R.N.: [On the] court, I am not that classic. Court is a little bit different. I like the bright colors. I like the powerful colors on court.
WWD: Do you ever go sleeveless off-court?
R.N.: Sleeveless? [Laughing] No. That’s only on court…and to go to the beach sometimes.
WWD: Is there anything about this tournament in particular that you feel like you have to take your style in a different direction, whether it’s because you’re playing at night or in New York?
R.N.: I don’t like to play in dark colors [usually]. You can see through the whole year, I don’t play in brown or dark blue, black or gray but here in New York, the night session is special.

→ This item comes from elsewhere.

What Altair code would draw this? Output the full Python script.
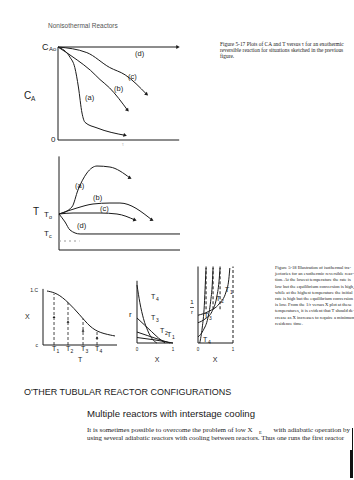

A lot of times, I like to wear dark colors in the night: I like the all black, the all gray.
WWD: Do you notice when you put all black on, does it give you a different vibe?
R.N.: It’s powerful. During the night session, you feel power. All the lights. The court is the biggest on the tour. The atmosphere here is one of the special ones. The crowd is very loud.
WWD: Is it just that the noise level is different, or is there something else about the crowd in New York?
R.N.: The noise. The noise is different. Here, it’s a little bit like show. In Europe, the two grand slams are more traditional, but here the fans are very emotional and it’s very special.
WWD: Speaking of New York and this tournament, you have to feel good coming in. You’re playing remarkably well on hard courts lately.
R.N.: You never know what’s going on. But it’s true that I am having a great season, much better than I ever dreamed seven months ago. I am happy the way I played this summer on the hard court. In Montreal and Cincinnati, I played at a very high level, and I hope to have the chance to keep playing well here.
WWD: Any secrets as to why you’re playing so much better on the hard courts this year?
R.N.: I think I am playing well. You know, the stop last year gave me an extra power mentality and I am little fresher mentally than ever to compete in the right moments. But I think I am working the right way, and I really feel that I am playing well.
WWD: It’s exciting, looking at the draw, there’s a chance you might see Roger Federer in the quarters. Have you thought about that at all yet?
R.N.: The quarters are four matches away. Four matches in a grand slam, and a tough tournament like this one, are very difficult. It’s very difficult for me to think quarterfinals before playing the first round. We’ll see. It would be great if that happens. But it will be a lot of work for both of us.